15.5"h x 17.25"w x 6"d
Mongrain's extraordinary mastery of material and facility with Venetian glass technique has earned him a place amongst the great glass artists of the world. Early in his career, his teachers Maestro Lino Tagliapietra and Checco Ungaro, helped guide and influence his inspiration and virtuosity. Today, he leads the glass team at Chihuly Studios where he works directly with Dale Chihuly to create the large-scale masterworks for which Chihuly is so well known.
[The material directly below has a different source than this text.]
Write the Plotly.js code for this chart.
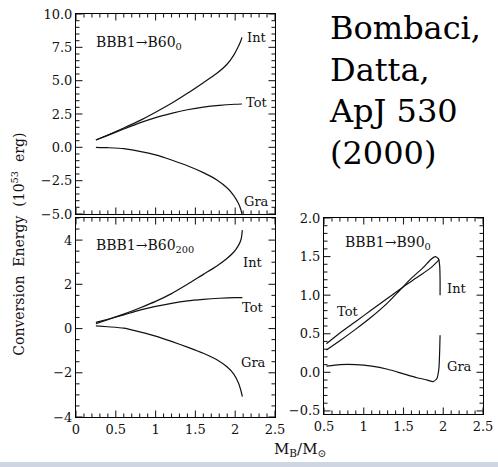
<!DOCTYPE html>
<html>
<head>
<meta charset="utf-8">
<script src="https://cdn.plot.ly/plotly-3.0.1.min.js"></script>
<style>html,body{margin:0;padding:0;background:#fff;}#chart{width:498px;height:467px;}</style>
</head>
<body>
<div id="chart"></div>
<script>
// Panel A: BBB1 -> B60_0
const aIntX = [0.25,0.4,0.6,0.8,1.0,1.2,1.4,1.6,1.77,1.9,1.98,2.03,2.065,2.085];
const aIntY = [0.55,0.92,1.45,2.0,2.63,3.3,4.05,4.85,5.55,6.25,6.9,7.45,7.9,8.25];
const aTotX = [0.25,0.4,0.6,0.8,1.0,1.2,1.4,1.6,1.8,2.0,2.085];
const aTotY = [0.55,0.9,1.37,1.83,2.23,2.55,2.82,3.02,3.15,3.23,3.25];
const aGraX = [0.25,0.4,0.6,0.8,1.0,1.2,1.4,1.6,1.77,1.9,1.98,2.04,2.07,2.085];
const aGraY = [0.0,-0.03,-0.1,-0.3,-0.57,-0.95,-1.38,-1.9,-2.45,-3.05,-3.6,-4.2,-4.65,-5.0];

// Panel B: BBB1 -> B60_200
const bIntX = [0.25,0.4,0.6,0.8,1.0,1.2,1.4,1.6,1.77,1.9,1.98,2.04,2.075,2.09];
const bIntY = [0.22,0.4,0.65,0.93,1.23,1.58,2.0,2.45,2.83,3.18,3.45,3.75,4.05,4.45];
const bTotX = [0.25,0.4,0.6,0.8,1.0,1.2,1.4,1.6,1.8,2.0,2.09];
const bTotY = [0.28,0.42,0.62,0.83,1.0,1.14,1.25,1.32,1.37,1.4,1.4];
const bGraX = [0.25,0.4,0.6,0.8,1.0,1.2,1.4,1.6,1.77,1.9,1.98,2.04,2.07,2.09];
const bGraY = [0.12,0.08,0.02,-0.15,-0.34,-0.58,-0.84,-1.12,-1.41,-1.74,-2.05,-2.45,-2.78,-3.08];

// Panel C: BBB1 -> B90_0
const cTotX = [0.53,0.7,0.9,1.1,1.3,1.5,1.7,1.85,1.95];
const cTotY = [0.37,0.51,0.66,0.81,0.96,1.11,1.25,1.36,1.46];
const cIntX = [0.53,0.7,0.9,1.1,1.3,1.45,1.6,1.75,1.84,1.9,1.94,1.955,1.96,1.96];
const cIntY = [0.29,0.41,0.56,0.72,0.9,1.06,1.22,1.36,1.46,1.5,1.47,1.38,1.2,1.0];
const cGraX = [0.53,0.7,0.9,1.1,1.3,1.5,1.67,1.8,1.87,1.92,1.945,1.955,1.96];
const cGraY = [0.08,0.1,0.1,0.08,0.04,-0.02,-0.07,-0.1,-0.12,-0.08,0.05,0.28,0.48];

const panelNames = ['BBB1→B60<sub>0</sub>','BBB1→B60<sub>200</sub>','BBB1→B90<sub>0</sub>'];
const curveNames = ['Int','Tot','Gra'];
const citation = ['Bombaci,','Datta,','ApJ 530','(2000)'];

const SERIF = 'DejaVu Serif, serif';
const W = 498, H = 467;
const dom = {
  xAB:[0.1526,0.5522], xC:[0.6506,0.9699],
  yA:[0.5418,0.970], yB:[0.1071,0.5332], yC:[0.1135,0.5332]
};
const rng = { xAB:[0,2.5], xC:[0.5,2.5], yA:[-5,10], yB:[-4,5], yC:[-0.54,2.0] };

const lineStyle = {color:'#111', width:1.2, shape:'spline', smoothing:0.6};
function tr(x,y,xa,ya){ return {x:x,y:y,xaxis:xa,yaxis:ya,mode:'lines',line:lineStyle,hoverinfo:'skip'}; }

// inside frame tick marks on all four sides, generated from the axis steps
function seq(a,b,s){ const out=[]; const n=Math.round((b-a)/s); for(let i=0;i<=n;i++) out.push(+(a+i*s).toFixed(4)); return out; }
const MAJ = 6.5, MIN = 3.5;
function tickTrace(xa, ya, xd, yd, xr, yr, xMaj, xMin, yMaj, yMin){
  const wPx = (xd[1]-xd[0])*W, hPx = (yd[1]-yd[0])*H;
  const dx = (xr[1]-xr[0])/wPx, dy = (yr[1]-yr[0])/hPx;
  const isMaj = (v, arr) => arr.some(m => Math.abs(m-v) < 1e-6);
  const xs = xMaj.map(v=>[v,MAJ]).concat(xMin.filter(v=>!isMaj(v,xMaj)).map(v=>[v,MIN]));
  const ys = yMaj.map(v=>[v,MAJ]).concat(yMin.filter(v=>!isMaj(v,yMaj)).map(v=>[v,MIN]));
  const X = [], Y = [];
  xs.forEach(([v,len]) => {
    X.push(v, v, null, v, v, null);
    Y.push(yr[0], yr[0]+len*dy, null, yr[1], yr[1]-len*dy, null);
  });
  ys.forEach(([v,len]) => {
    X.push(xr[0], xr[0]+len*dx, null, xr[1], xr[1]-len*dx, null);
    Y.push(v, v, null, v, v, null);
  });
  return {x:X, y:Y, xaxis:xa, yaxis:ya, mode:'lines', connectgaps:false,
          line:{color:'#222', width:1.1}, hoverinfo:'skip'};
}

const data = [
  tickTrace('x2','y2', dom.xAB, dom.yA, rng.xAB, rng.yA, seq(0,2.5,0.5), seq(0,2.5,0.1), seq(-5,10,2.5), seq(-5,10,0.5)),
  tickTrace('x','y',   dom.xAB, dom.yB, rng.xAB, rng.yB, seq(0,2.5,0.5), seq(0,2.5,0.1), seq(-4,4,2),     seq(-4,5,0.5)),
  tickTrace('x3','y3', dom.xC,  dom.yC, rng.xC,  rng.yC, seq(0.5,2.5,0.5), seq(0.5,2.5,0.1), seq(-0.5,2,0.5), seq(-0.5,2,0.1)),
  tr(aIntX,aIntY,'x2','y2'), tr(aTotX,aTotY,'x2','y2'), tr(aGraX,aGraY,'x2','y2'),
  tr(bIntX,bIntY,'x','y'), tr(bTotX,bTotY,'x','y'), tr(bGraX,bGraY,'x','y'),
  tr(cTotX,cTotY,'x3','y3'), tr(cIntX,cIntY,'x3','y3'), tr(cGraX,cGraY,'x3','y3')
];

const tickFont = {family:SERIF, size:13, color:'#111'};
function ax(o){
  return Object.assign({
    showline:true, linecolor:'#000', linewidth:1, mirror:true, ticks:'',
    showgrid:false, zeroline:false, tickfont:tickFont, fixedrange:true
  }, o);
}

const lab = (xref,yref,x,y,text,size,extra) => Object.assign({xref:xref,yref:yref,x:x,y:y,text:text,showarrow:false,font:{family:SERIF,size:size,color:'#111'}}, extra||{});

const layout = {
  width:W, height:H, margin:{l:0,r:0,t:0,b:0},
  paper_bgcolor:'#fff', plot_bgcolor:'rgba(0,0,0,0)', showlegend:false,
  xaxis: ax({domain:dom.xAB, range:rng.xAB, anchor:'y', tick0:0, dtick:0.5}),
  xaxis2: ax({domain:dom.xAB, range:rng.xAB, anchor:'y2', tick0:0, dtick:0.5, showticklabels:false}),
  xaxis3: ax({domain:dom.xC, range:rng.xC, anchor:'y3', tick0:0, dtick:0.5}),
  yaxis: ax({domain:dom.yB, range:rng.yB, anchor:'x', tick0:0, dtick:2}),
  yaxis2: ax({domain:dom.yA, range:rng.yA, anchor:'x2', tick0:0, dtick:2.5, tickformat:'.1f'}),
  yaxis3: ax({domain:dom.yC, range:rng.yC, anchor:'x3', tick0:0, dtick:0.5, tickformat:'.1f'}),
  annotations: [
    lab('x2','y2',0.22,7.8,panelNames[0],14,{xanchor:'left'}),
    lab('x','y',0.22,3.74,panelNames[1],14,{xanchor:'left'}),
    lab('x3','y3',0.74,1.68,panelNames[2],14,{xanchor:'left'}),

    lab('x2','y2',2.27,8.27,curveNames[0],13),
    lab('x2','y2',2.27,3.4,curveNames[1],13),
    lab('x2','y2',2.27,-4.1,curveNames[2],13),

    lab('x','y',2.22,3.0,curveNames[0],13),
    lab('x','y',2.22,0.95,curveNames[1],13),
    lab('x','y',2.23,-1.53,curveNames[2],13),

    lab('x3','y3',2.17,1.08,curveNames[0],13),
    lab('x3','y3',0.79,0.79,curveNames[1],13),
    lab('x3','y3',2.2,0.08,curveNames[2],13),

    lab('paper','paper',0.014,0.478,'Conversion  Energy  (10<sup>53</sup>  erg)',14,{textangle:-90}),
    lab('paper','paper',0.602,6/H,'M<sub>B</sub>/M<sub>⊙</sub>',15,{yanchor:'bottom'}),
    {xref:'paper',yref:'paper',x:0.6566,y:1-7/H,xanchor:'left',yanchor:'top',align:'left',showarrow:false,
     text:citation.join('<br>'), font:{family:SERIF,size:32,color:'#000'}}
  ],
  shapes: [
    {type:'rect',xref:'paper',yref:'paper',x0:0,x1:1,y0:0,y1:5/H,fillcolor:'#cdd6e2',line:{width:0},layer:'below'}
  ]
};

Plotly.newPlot('chart', data, layout, {displayModeBar:false});
</script>
</body>
</html>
In Inspirations, the exuberant new exhibition at Traver Gallery, Mongrain presents ten large-scale glass vessels and one towering and functional glass fountain. This body of ornate works extends a series of work that began with a commission by the arts patron, George Stroemple. The Stroemple project was born of a desire to celebrate Mongrain's unique glass-blowing abilities and create a collection that reimagines nineteenth-century blown and hot sculpted glass objects. Mongrain rose to the challenge. The new works, like the vessels that inspired them, include large-scale lidded vessels and goblets that are adorned with iconic mythical creatures such as swans, dolphins, dragons, and seahorses. But Mongrain has breathed new life into these classical objects. By drawing our attention to form, scale, fragility and even absurdity, he brings these opulent historic forms into the world of contemporary art and brings new voice to the elevated design and craftsmanship of the time-honored Venetian glass tradition.
James Mongrain was introduced to glass at Moorhead State University in Minnesota, and later studied glassblowing at Massachusetts College of Art and the Appalachian Center for Crafts. He has worked with Jim Dine, Kiki Smith, Jeff Koons, Robert Wilson, and Walter Lieberman. He has been a nominee for the Louis Comfort Tiffany Award and exhibits nationwide. Mongrain has been a gaffer at Chihuly Inc. since 1998 and has work in the George Stroemple collection.
Mongrain's current exhibition, Ispirazione: James Mongrain in the George R. Stroemple Collection, is on view at the Museum of Glass, Tacoma through October 15, 2017.